Tidak jarang loh Nabs, bahasan ini jadi bahan perdebatan baik di sudut warung kopi, di ruang seminar dan diskusi, maupun di kolom komentar sosial media. Dalam perdebatan tersebut, banyak yang justru saling menyalahkan, menganggap ideologi A lebih baik daripada ideologi B, dan seterusnya. Rasa-rasanya, kita seakan lupa bahwa Pancasila adalah ideologi pemersatu kita.
Dalam paparan pada panel bertajuk Pancasila Soft Power Kebangkitan Indonesia, Prof. Akh. Muzakki mengkisahkan seorang kaya raya yang diberi tahu juru nujum, bahwa ia akan menemukan harta karun di suatu tempat.

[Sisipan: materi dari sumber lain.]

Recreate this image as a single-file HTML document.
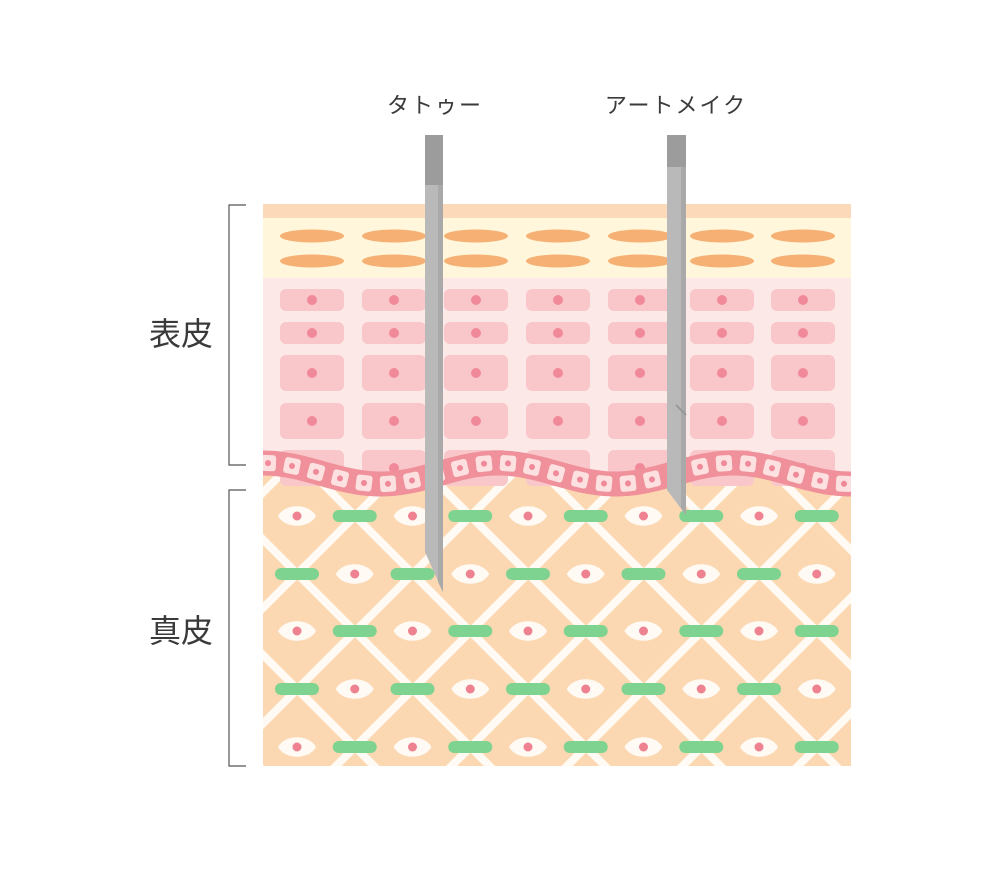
<!DOCTYPE html>
<html><head><meta charset="utf-8"><style>
html,body{margin:0;padding:0;background:#fff;overflow:hidden;width:1006px;height:876px;}
svg{display:block;}
text{font-family:"Liberation Sans","Noto Sans CJK JP",sans-serif;fill:#3a3a3a;}
</style></head><body>
<svg id="s" width="1006" height="876" viewBox="0 0 1006 876" xmlns="http://www.w3.org/2000/svg">
<defs><clipPath id="c"><rect x="263" y="204" width="588" height="562"/></clipPath></defs>
<rect width="1006" height="876" fill="#fff"/>
<g clip-path="url(#c)" id="skin">
<rect x="263" y="440" width="588" height="330" fill="#fcd8b2"/>
<g id="lat" stroke="#fffaf3" stroke-width="8"></g>
<g id="derm"></g>
<rect x="263" y="204" width="588" height="14" fill="#fcd9b8"/>
<rect x="263" y="218" width="588" height="60" fill="#fff6dc"/>
<path id="pinkfill" fill="#fde8e8"/>
<g id="epi"></g>
<path id="band" fill="none" stroke="#f0909a" stroke-width="25"/>
<g id="basal"></g>
</g>
<g>
<polygon points="425,135 443,135 443,592 425,552" fill="#b9b9b9"/>
<rect x="425" y="135" width="18" height="50" fill="#9c9c9c"/>
<polygon points="438,185 443,185 443,592 438,582" fill="#a9a9a9"/>
<polygon points="667,135 686,135 686,515 667,490" fill="#b9b9b9"/>
<rect x="667" y="135" width="19" height="32" fill="#9c9c9c"/>
<polygon points="681,167 686,167 686,515 681,508" fill="#a9a9a9"/>
<line x1="676" y1="405" x2="686" y2="415" stroke="#999" stroke-width="2"/>
</g>
<text x="435" y="113" font-size="22" text-anchor="middle" letter-spacing="2">タトゥー</text>
<text x="676" y="113" font-size="22" text-anchor="middle" letter-spacing="2">アートメイク</text>
<text x="181" y="345" font-size="32" text-anchor="middle">表皮</text>
<text x="181" y="642" font-size="32" text-anchor="middle">真皮</text>
<path d="M246,205 H229 V465 H246 M246,490 H229 V766 H246" fill="none" stroke="#555" stroke-width="1.2"/>
</svg>
<script>
var NS="http://www.w3.org/2000/svg";
function el(p,t,a){var e=document.createElementNS(NS,t);for(var k in a)e.setAttribute(k,a[k]);document.getElementById(p).appendChild(e);return e;}
for(var k=-10;k<12;k++){var c=-161+115.5*k;el('lat','line',{x1:200,y1:200-c,x2:900,y2:900-c});
var d=871+115.5*k-231*2;el('lat','line',{x1:200,y1:d-200,x2:900,y2:d-900});}
var rows=[516,574,631,689,747];
for(var r=0;r<5;r++){for(var i=-1;i<11;i++){var x=297+57.75*i;var y=rows[r];
var eye=((i+r)%2+2)%2==0;
if(eye){el('derm','path',{d:"M"+(x-19)+","+y+" C"+(x-12)+","+(y-13)+" "+(x+12)+","+(y-13)+" "+(x+19)+","+y+" C"+(x+12)+","+(y+13)+" "+(x-12)+","+(y+13)+" "+(x-19)+","+y+"Z",fill:'#fffaf4'});el('derm','circle',{cx:x,cy:y,r:4.5,fill:'#ee8290'});}
else el('derm','rect',{x:x-22,y:y-6,width:44,height:12,rx:6,fill:'#7fd390'});}}
function wy(x){return 473.5-10.5*Math.cos(2*Math.PI*(x-263)/235);}
var d="M255,"+wy(255);for(var x=255;x<=860;x+=3)d+=" L"+x+","+wy(x).toFixed(1);
document.getElementById('band').setAttribute('d',d);
document.getElementById('pinkfill').setAttribute('d',d+" L860,278 L255,278 Z");
var cx=[312,394,476,558,640,722,803];
cx.forEach(function(x){
el('epi','ellipse',{cx:x,cy:236,rx:32,ry:6.5,fill:'#f6b073'});
el('epi','ellipse',{cx:x,cy:261,rx:32,ry:6.5,fill:'#f6b073'});
[[289,22],[322,22],[355,36],[403,36],[450,36]].forEach(function(q){
el('epi','rect',{x:x-32,y:q[0],width:64,height:q[1],rx:6,fill:'#f9c7ca'});
el('epi','circle',{cx:x,cy:q[0]+q[1]/2,r:5,fill:'#f08a9a'});});});
for(var x=268;x<860;x+=24){var y=wy(x);var a=Math.atan2(wy(x+1)-wy(x-1),2)*180/Math.PI;
var g=el('basal','g',{transform:"translate("+x+","+y.toFixed(1)+") rotate("+a.toFixed(1)+")"});
var r1=document.createElementNS(NS,'rect');r1.setAttribute('x',-8);r1.setAttribute('y',-8);r1.setAttribute('width',16);r1.setAttribute('height',16);r1.setAttribute('rx',3);r1.setAttribute('fill','#fde0e0');g.appendChild(r1);
var c1=document.createElementNS(NS,'circle');c1.setAttribute('r',3);c1.setAttribute('fill','#f08a9a');g.appendChild(c1);}
</script>
</body></html>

Kemudian ia menjual harta bendanya sedikit demi sedikit untuk mencari, keliling dunia untuk menemukan harta karun tersebut, hingga pada akhirnya ia meninggal dalam keadaan miskin di suatu tempat entah berantah.
Selang beberapa waktu, tetangga-tetangga sekitar orang kaya tersebut mencangkul tanah untuk menggarap sawah yang dulu ia miliki, lalu menemukan harta karun di sana. Ternyata, harta yang selama ia cari ternyata ada dirumahnya sendiri.
Prof. Akh. Muzakki menggunakan analogi kisah tersebut untuk menggambarkan kegalauan kita, Indonesia. Kita mencari, dan menggali ideologi dari segala penjuru dunia, hingga membuat kekalutan dimana-mana, tanpa menyadari apa yang dicari sudah ada di rumah sendiri.
Tidak perlu berdebat menyatakan diri kanan atau kiri, liberal atau sosialis, modernis atau konservatif. Nyatanya, lima sila yang terkandung dalam Pancasila merupakan nilai yang menjadi jawaban atas segala pencarian jati diri kita, Nabsky.
Dari analogi kisah tersebut, kita perlu untuk memperluas gema Pancasila di ruang-ruang publik kita. Pertanyaannya, Pancasila seperti apa nih, Nabs?
Menurut paparan Joko Susanto dalam panel Pancasila Penangkal Radikalisme dan Populisme, kita harus menilik pada sila keempat Pancasila, yaitu Kerakyatan yang dipimpin oleh hikmat kebijaksanaan dalam permusyawaratan dan perwakilan.
Pertama, Pancasila adalah rumah besar bagi tumbuh kembang gagasan-gagasan kerakyatan yang inklusif dan deliberatif. Inklusif dalam hal ini adalah mencakup kebhinnekaan dan nilai-nilai budaya Indonesia tanpa terkecuali.
Untuk mendukung tercapainya ekosistem yang inklusif tersebut, dibutuhkan ruang komunikasi yang deliberatif, yaitu memunculkan kembali budaya musyawarah untuk mufakat. Karena kita harus ingat, Nabs… Demokrasi yang dijunjung Indonesia mengedepankan value atau nilai, yang hanya bisa dicapai melalui mufakat, bukan berdasarkan suara mayoritas.
Kedua, bukan kebetulan bahwa kata kerakyatan dalam Pancasila hadir bersama kepemimpinan oleh hikmat kebijaksanaan dalam permusyawaratan dan perwakilan.
Menurut Joko Susanto, melalui kerakyatan yang dipimpin oleh hikmat kebijaksanaan, demokrasi rakyat berpeluang menemukan bentuknya yang paling deliberatif. Melalui hikmat kebijaksanaan yang terbuka bagi permusyawaratan dan perwakilan, demokrasi rakyat diharapkan berkembang secara inklusif.
Dengan mengedepankan kerakyatan yang menjunjung karakter yang inklusif dan deliberatif, Pancasila tidak hanya menjadi tameng untuk menangkal apa yang disebut dengan ancaman ideologi-ideologi yang destruktif.
Pancasila dapat menjadi soft power khas Indonesia yang ditawarkan ke dunia sebagai obat dari carut-marutnya konflik ideologi.
Pancasila merupakan titik pertemuan dari berbagai ideologi yang pernah berjaya di masa lalu, dan menampilkan karakter yang khas sebagai sebuah ideologi, gagasan atau cara pandang tentang kehidupan kolektif atau berkebangsaan.
Kita patut bersyukur bahwa kita memiliki ideologi negara yang berwatak terbuka, toleran dan menampilkan diri sebagai “titik pertemuan” gagasan negara-bangsa modern. Kita sepatutnya bangga untuk menggaungkan Pancasila sebagai ideologi yang berkembang sesuai dengan kebutuhan untuk menjembatani semua pemikiran politik yang tumbuh di abad modern, itulah Pancasila.